### Exercise goal
Find every line in the records that holds the string "script". Copy each one.

▶

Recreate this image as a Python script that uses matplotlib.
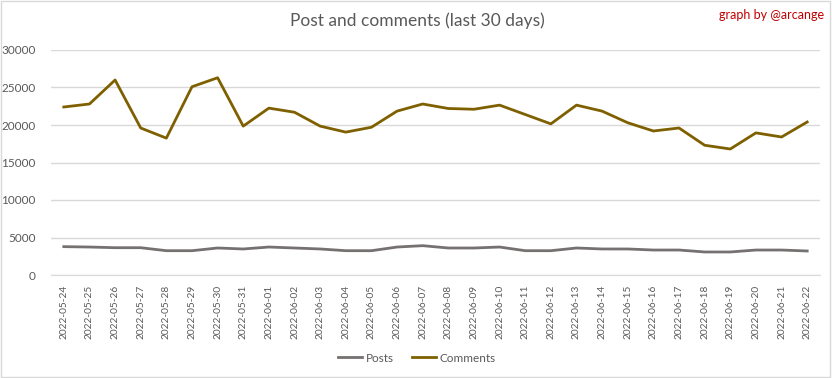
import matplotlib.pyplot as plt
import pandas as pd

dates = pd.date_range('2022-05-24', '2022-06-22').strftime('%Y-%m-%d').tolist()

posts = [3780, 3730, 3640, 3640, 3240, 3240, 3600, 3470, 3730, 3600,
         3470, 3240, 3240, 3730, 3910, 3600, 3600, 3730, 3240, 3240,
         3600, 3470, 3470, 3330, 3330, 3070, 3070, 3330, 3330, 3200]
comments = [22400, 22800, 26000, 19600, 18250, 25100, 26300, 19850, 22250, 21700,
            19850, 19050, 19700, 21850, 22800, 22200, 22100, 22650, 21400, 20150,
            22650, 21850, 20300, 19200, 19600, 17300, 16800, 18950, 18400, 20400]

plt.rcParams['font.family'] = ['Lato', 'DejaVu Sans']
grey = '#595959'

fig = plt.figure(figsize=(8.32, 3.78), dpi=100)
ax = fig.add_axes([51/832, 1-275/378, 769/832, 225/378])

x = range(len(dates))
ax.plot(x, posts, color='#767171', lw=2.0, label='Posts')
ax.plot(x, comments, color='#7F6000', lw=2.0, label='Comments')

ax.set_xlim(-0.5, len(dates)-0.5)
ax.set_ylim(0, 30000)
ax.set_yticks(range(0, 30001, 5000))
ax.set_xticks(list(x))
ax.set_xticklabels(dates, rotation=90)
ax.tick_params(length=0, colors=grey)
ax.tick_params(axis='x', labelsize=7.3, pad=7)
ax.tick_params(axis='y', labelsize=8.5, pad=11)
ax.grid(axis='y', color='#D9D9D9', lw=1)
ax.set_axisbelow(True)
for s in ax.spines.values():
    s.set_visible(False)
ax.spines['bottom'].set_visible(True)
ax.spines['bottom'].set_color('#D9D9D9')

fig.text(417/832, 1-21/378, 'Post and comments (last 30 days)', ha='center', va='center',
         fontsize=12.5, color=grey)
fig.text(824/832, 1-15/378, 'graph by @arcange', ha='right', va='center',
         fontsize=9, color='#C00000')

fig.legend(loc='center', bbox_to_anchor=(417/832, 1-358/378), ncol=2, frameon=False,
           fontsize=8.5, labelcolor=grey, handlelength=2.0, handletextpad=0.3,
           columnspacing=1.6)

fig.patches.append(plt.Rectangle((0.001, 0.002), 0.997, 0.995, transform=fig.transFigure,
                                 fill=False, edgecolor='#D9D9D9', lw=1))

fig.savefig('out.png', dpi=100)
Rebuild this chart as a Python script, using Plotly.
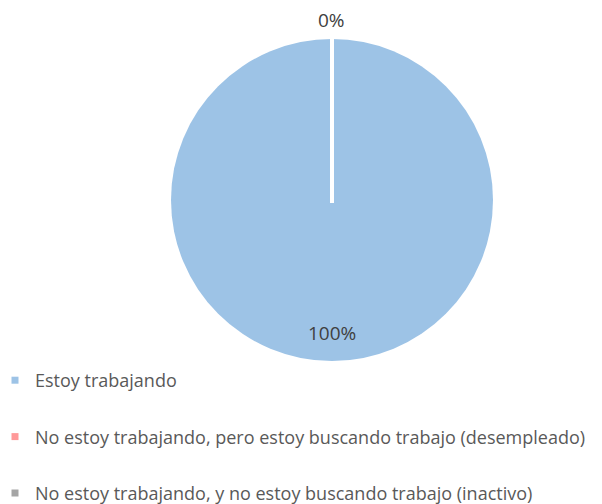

◀

### Solution to this task
Recreate this image as a Python script that uses matplotlib.
Rebuild this chart as a Python script, using Plotly.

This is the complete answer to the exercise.